There are several ways you can incorporate some vegetable plants around your home—this could be in containers if you don’t have a yard or in small beds or even a bigger plot if you have the space!
Where to Plant Without a Yard
Popularly called “Urban Gardening” there are lots of folks who are able to grow a garden without a yard. There are a couple options for you:
Plant indoors. If your home gets some sunlight, you’re good to grow indoors! You can hang plants like tomatoes from a hanging basket by a window or place small plants in containers on the windowsill or nearby shelves. Search “indoor gardening” in Google images for some great inspiration.

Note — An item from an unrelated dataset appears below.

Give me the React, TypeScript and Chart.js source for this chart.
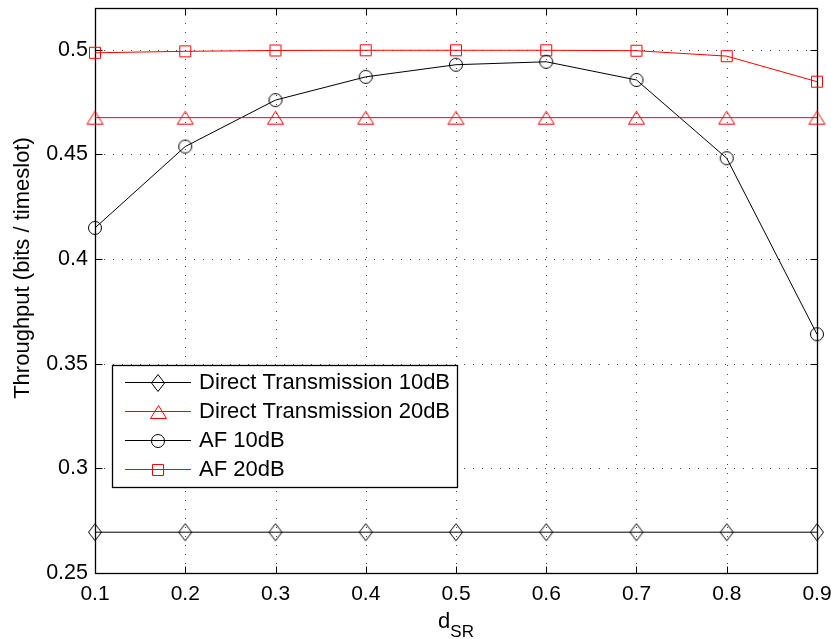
import React, { useEffect, useRef } from "react";
import { Chart, registerables } from "chart.js";

Chart.register(...registerables);

// Relay position d_SR (normalised source–relay distance)
const dSR = [0.1, 0.2, 0.3, 0.4, 0.5, 0.6, 0.7, 0.8, 0.9];

// Throughput in bits / timeslot
const direct10 = [0.2695, 0.2695, 0.2695, 0.2695, 0.2695, 0.2695, 0.2695, 0.2695, 0.2695];
const direct20 = [0.4676, 0.4676, 0.4676, 0.4676, 0.4676, 0.4676, 0.4676, 0.4676, 0.4676];
const af10 = [0.4149, 0.4538, 0.476, 0.4871, 0.4929, 0.4943, 0.4856, 0.4482, 0.3641];
const af20 = [0.4986, 0.4993, 0.4997, 0.4998, 0.4998, 0.4998, 0.4996, 0.497, 0.4848];

const xTicks = [0.1, 0.2, 0.3, 0.4, 0.5, 0.6, 0.7, 0.8, 0.9];
const yTicks = [0.25, 0.3, 0.35, 0.4, 0.45, 0.5];

const seriesNames = [
  "Direct Transmission 10dB",
  "Direct Transmission 20dB",
  "AF 10dB",
  "AF 20dB",
];

const FONT = '"Liberation Sans", Arial, Helvetica, sans-serif';
const BLACK = "#000000";
const RED = "#ff0000";

type MarkerKind = "diamond" | "triangle" | "circle" | "square";

function makeMarker(kind: MarkerKind, color: string): HTMLCanvasElement {
  const dims: Record<MarkerKind, [number, number]> = {
    diamond: [13, 17],
    triangle: [16, 13],
    circle: [13, 13],
    square: [11, 11],
  };
  const [w, h] = dims[kind];
  const c = document.createElement("canvas");
  c.width = w + 3;
  c.height = h + 3;
  const ctx = c.getContext("2d")!;
  ctx.strokeStyle = color;
  ctx.lineWidth = 1;
  const ox = 1.5;
  const oy = 1.5;
  ctx.beginPath();
  if (kind === "diamond") {
    ctx.moveTo(ox + w / 2, oy);
    ctx.lineTo(ox + w, oy + h / 2);
    ctx.lineTo(ox + w / 2, oy + h);
    ctx.lineTo(ox, oy + h / 2);
    ctx.closePath();
  } else if (kind === "triangle") {
    ctx.moveTo(ox + w / 2, oy);
    ctx.lineTo(ox + w, oy + h);
    ctx.lineTo(ox, oy + h);
    ctx.closePath();
  } else if (kind === "circle") {
    ctx.arc(ox + w / 2, oy + h / 2, w / 2, 0, Math.PI * 2);
  } else {
    ctx.rect(ox, oy, w, h);
  }
  ctx.stroke();
  return c;
}

export default function App() {
  const canvasRef = useRef<HTMLCanvasElement | null>(null);

  useEffect(() => {
    const canvas = canvasRef.current;
    if (!canvas) return;

    const markers = [
      makeMarker("diamond", BLACK),
      makeMarker("triangle", RED),
      makeMarker("circle", BLACK),
      makeMarker("square", RED),
    ];
    const colors = [BLACK, RED, BLACK, RED];
    const values = [direct10, direct20, af10, af20];

    // MATLAB-style axes: dotted grid, boxed frame with inward ticks
    const axesFrame = {
      id: "axesFrame",
      beforeDatasetsDraw(chart: any) {
        const { ctx, chartArea: a, scales } = chart;
        const xs = scales.x;
        const ys = scales.y;
        ctx.save();
        ctx.lineWidth = 1;
        ctx.strokeStyle = "#444";
        ctx.setLineDash([1, 8]);
        xTicks.forEach((v) => {
          const px = Math.round(xs.getPixelForValue(v)) + 0.5;
          if (px <= a.left + 1 || px >= a.right - 1) return;
          ctx.beginPath();
          ctx.moveTo(px, a.bottom);
          ctx.lineTo(px, a.top);
          ctx.stroke();
        });
        yTicks.forEach((v) => {
          const py = Math.round(ys.getPixelForValue(v)) + 0.5;
          if (py <= a.top + 1 || py >= a.bottom - 1) return;
          ctx.beginPath();
          ctx.moveTo(a.left, py);
          ctx.lineTo(a.right, py);
          ctx.stroke();
        });
        ctx.setLineDash([]);
        ctx.strokeStyle = BLACK;
        const L = Math.round(a.left) + 0.5;
        const R = Math.round(a.right) + 0.5;
        const T = Math.round(a.top) + 0.5;
        const B = Math.round(a.bottom) + 0.5;
        const tl = 7;
        ctx.beginPath();
        xTicks.forEach((v) => {
          const px = Math.round(xs.getPixelForValue(v)) + 0.5;
          ctx.moveTo(px, B);
          ctx.lineTo(px, B - tl);
          ctx.moveTo(px, T);
          ctx.lineTo(px, T + tl);
        });
        yTicks.forEach((v) => {
          const py = Math.round(ys.getPixelForValue(v)) + 0.5;
          ctx.moveTo(L, py);
          ctx.lineTo(L + tl, py);
          ctx.moveTo(R, py);
          ctx.lineTo(R - tl, py);
        });
        ctx.stroke();
        ctx.lineWidth = 1.3;
        ctx.strokeRect(L, T, R - L, B - T);
        ctx.restore();
      },
      afterDatasetsDraw(chart: any) {
        const { ctx, chartArea: a } = chart;
        ctx.save();
        // axis titles
        ctx.fillStyle = BLACK;
        ctx.textBaseline = "alphabetic";
        ctx.font = `22px ${FONT}`;
        const dW = ctx.measureText("d").width;
        ctx.font = `17px ${FONT}`;
        const srW = ctx.measureText("SR").width;
        const cx = (a.left + a.right) / 2;
        const x0 = cx - (dW + srW) / 2;
        ctx.font = `22px ${FONT}`;
        ctx.textAlign = "left";
        ctx.fillText("d", x0, 628);
        ctx.font = `17px ${FONT}`;
        ctx.fillText("SR", x0 + dW, 637);

        ctx.save();
        ctx.translate(29, 268);
        ctx.rotate(-Math.PI / 2);
        ctx.font = `22px ${FONT}`;
        ctx.textAlign = "center";
        ctx.fillText("Throughput (bits / timeslot)", 0, 0);
        ctx.restore();

        // legend box
        const bx = 112.5;
        const by = 365.5;
        const bw = 345;
        const bh = 122;
        ctx.fillStyle = "#ffffff";
        ctx.fillRect(bx, by, bw, bh);
        ctx.strokeStyle = BLACK;
        ctx.lineWidth = 1.3;
        ctx.strokeRect(bx, by, bw, bh);
        const rows = [382, 411, 440, 469];
        ctx.font = `22px ${FONT}`;
        ctx.textAlign = "left";
        ctx.textBaseline = "middle";
        rows.forEach((ry, i) => {
          ctx.strokeStyle = colors[i];
          ctx.lineWidth = 1;
          ctx.beginPath();
          ctx.moveTo(125, ry + 0.5);
          ctx.lineTo(191, ry + 0.5);
          ctx.stroke();
          const m = markers[i];
          ctx.drawImage(m, Math.round(158 - m.width / 2), Math.round(ry + 0.5 - m.height / 2));
          ctx.fillStyle = BLACK;
          ctx.fillText(seriesNames[i], 199, ry + 1);
        });
        ctx.restore();
      },
    };

    const chart = new Chart(canvas, {
      type: "line",
      data: {
        datasets: values.map((vals, i) => ({
          label: seriesNames[i],
          data: dSR.map((x, j) => ({ x, y: vals[j] })),
          borderColor: colors[i],
          backgroundColor: colors[i],
          borderWidth: 1,
          pointStyle: markers[i] as any,
          pointRadius: 7,
          pointHoverRadius: 7,
          fill: false,
          tension: 0,
          clip: false as any,
        })),
      },
      options: {
        animation: false,
        responsive: false,
        events: [],
        layout: { padding: { top: 5, right: 14, left: 0, bottom: 0 } },
        plugins: {
          legend: { display: false },
          tooltip: { enabled: false },
          title: { display: false },
        },
        scales: {
          x: {
            type: "linear",
            min: 0.1,
            max: 0.9,
            grid: { display: false, drawTicks: false },
            border: { display: false },
            afterBuildTicks: (axis: any) => {
              axis.ticks = xTicks.map((v) => ({ value: v }));
            },
            afterFit: (axis: any) => {
              axis.height = 66;
              axis.paddingLeft = 0;
              axis.paddingRight = 0;
            },
            ticks: {
              color: BLACK,
              padding: 9,
              maxRotation: 0,
              autoSkip: false,
              font: { family: FONT, size: 21 },
              callback: (v: any) => String(+Number(v).toFixed(2)),
            },
          },
          y: {
            type: "linear",
            min: 0.25,
            max: 0.52,
            grid: { display: false, drawTicks: false },
            border: { display: false },
            afterBuildTicks: (axis: any) => {
              axis.ticks = yTicks.map((v) => ({ value: v }));
            },
            afterFit: (axis: any) => {
              axis.width = 95;
              axis.paddingTop = 0;
              axis.paddingBottom = 0;
            },
            ticks: {
              color: BLACK,
              padding: 7,
              autoSkip: false,
              font: { family: FONT, size: 21.5 },
              callback: (v: any) => String(+Number(v).toFixed(2)),
            },
          },
        },
      },
      plugins: [axesFrame],
    });

    return () => chart.destroy();
  }, []);

  return (
    <div style={{ position: "fixed", left: 0, top: 0, width: 831, height: 639, background: "#fff" }}>
      <canvas ref={canvasRef} width={831} height={639} style={{ display: "block" }} />
    </div>
  );
}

Use your porch. If you have a balcony or porch, pot and container plants would be great for you. Purchase containers or pots that’ll fit your space, and you can grow all sorts of veggies and herbs. Try broccoli, cucumbers, tomatoes, spinach, peppers, rosemary, dill, parsley…the list goes on.
How to Start a Garden in Your Yard
If you have a yard and some space for a plot, get digging! Select a sunny spot in your yard that has good drainage (you don’t want to pick a space that has a tendency to flood when it rains). And start small; there’s no need to dig up a giant plot when you’re first getting started.
If you’re going to clear an area of your grass, you’ll need to rip up your sod. To start, water the area for a couple of days (if it’s been dry) to make things a bit easier—the soil should be moist, not soaked. Use an edger or a spade to start cutting the sod in strips and then begin to peel back with your hands. You can also opt to use a tiller (a machine that turns the soil) instead, which can be a little less labor intensive.
Easy-to-Grow Plants for Newbies
OK, once you’ve got your container or plot all figured out, it’s time for the fun part—figuring out what to plant! There are all kinds of plants that are great for beginners. Here’s a list to get you started:
- Salad greens (lettuce, spinach, arugula)
- Green beans
- Zucchini (bush)
Have fun with it! You can also plant in rounds so that you have some crops all summer long. If you’re still feeling unsure, start with a couple small herb plants in a container and work your way up.